Sunday, June 12, 2005

On May 22, I wrote:
When three million people, including many conservatives, lobbied the FCC last year to protest new rules allowing more conglomeration, we stopped it. The board members didn't think there were three million people in this country who even knew the FCC existed. Who would have believed that such a geeky topic as FCC rules changes would attract such widespread attention? Internet communications drove that protest, and they can do so again.

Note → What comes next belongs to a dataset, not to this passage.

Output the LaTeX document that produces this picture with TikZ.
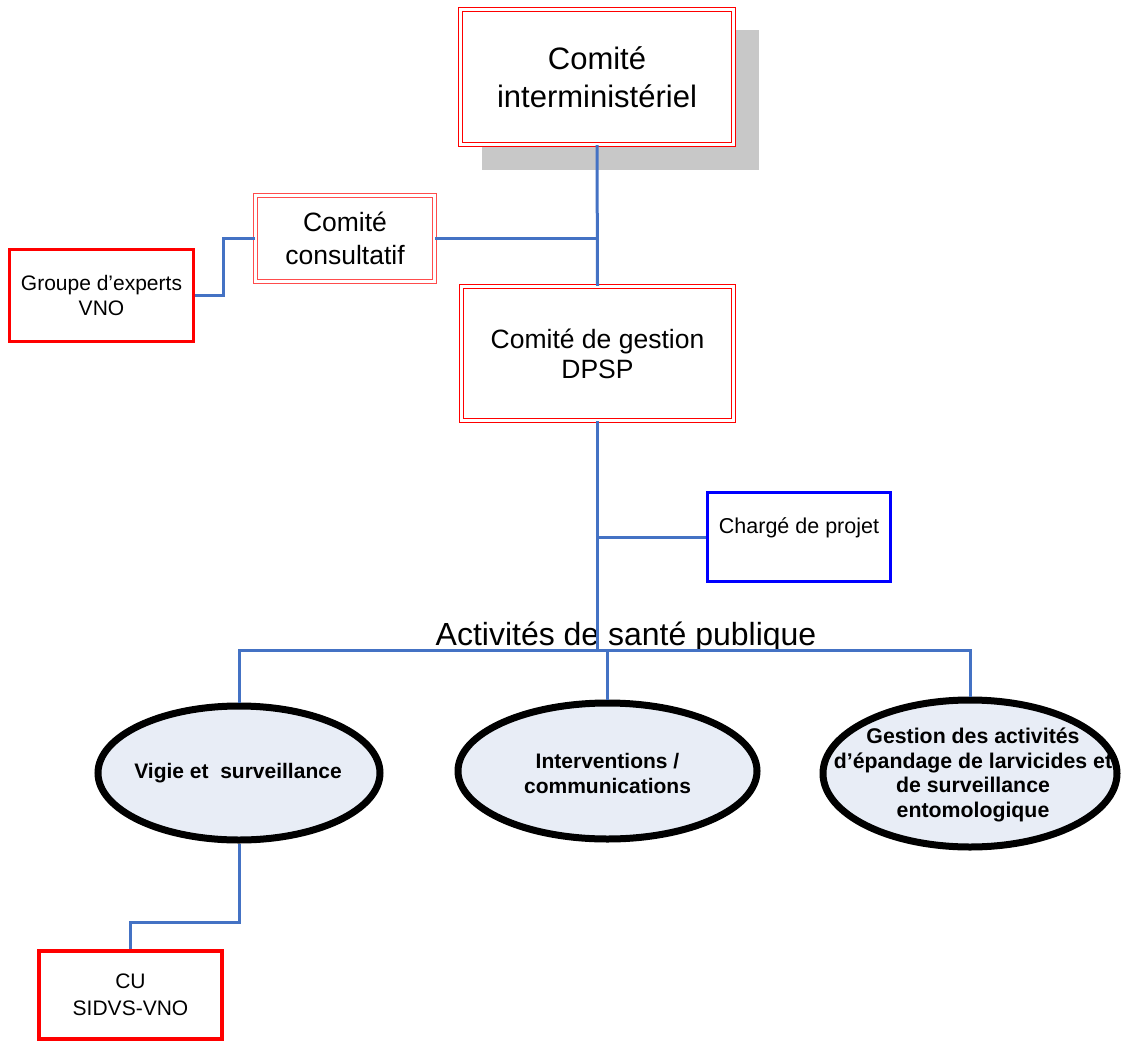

Now is the time. We need to apply that same pressure, on the House of Representatives in this instance, over another geeky, crucial issue. Free, which sponsored the recent National Conference on Media Reform, sent me this notice:
A bill just introduced in Congress would take away the right of cities and towns across the country to provide citizens with universal, low-cost Internet access.
Giant cable and telephone companies don’t want any competition -- which might actually force them to offer lower prices, higher speeds and service to rural and urban areas.
U.S. Rep. Pete Sessions (R-Texas) -- a former telephone company executive -- has introduced a bill (HR 2726) that would let cable and telecom companies shut down municipal and community efforts to offer broadband services.
You can stop this outrageous bill. Send a letter to your representative now.
Next, forward this message to everyone you know ...
No less than the future of all communications is at stake. In a few years, television, telephone, radio and the Web will be accessed through a high-speed internet connection. Low-cost alternatives to telephone (DSL) and cable monopolies are emerging across the country, as cities, towns, nonprofits and community groups build low-cost "Community Internet" and municipal broadband systems.
Companies like SBC, Verizon and Comcast have been introducing laws state by state that would prohibit municipal broadband, undercut local control and prevent competition. But we've been fighting back -- and winning.
An alliance of public interest groups, local officials, high-tech innovators and organized citizens have defeated anti-municipal broadband measures in nine of the 13 states where they've been introduced this year.
What the industry couldn't pass in the states, they're trying to push through in Washington. Sessions' bill -- the "Preserving Innovation in Telecom Act" (an Orwellian title if there ever was one) -- would prevent state and local governments from providing "any telecommunications service, information service or cable service" anywhere a corporation offers a similar service.
Congressman Sessions worked for telephone giant SBC for 16 years, and his wife currently serves as a director of Cingular Wireless, an SBC subsidiary. SBC and its employees have been Sessions' second-biggest career patron, pouring more than $75,000 into his campaign coffers.
We can stop this legislation and send a clear message to Congress that local communities -- not the giant telephone and cable companies -- should determine their own communications needs. But you must act now.
Please send a letter opposing HR 2726 -- and forward this message to everyone you know, asking them to do the same.
Josh Silver
Executive Director
Free Press

Free Press is right when it says, "Media IS the issue." And progressives are finally catching on. We aim to forestall these ruinous bills rather than find out eight years later that we let Congress royally screw us.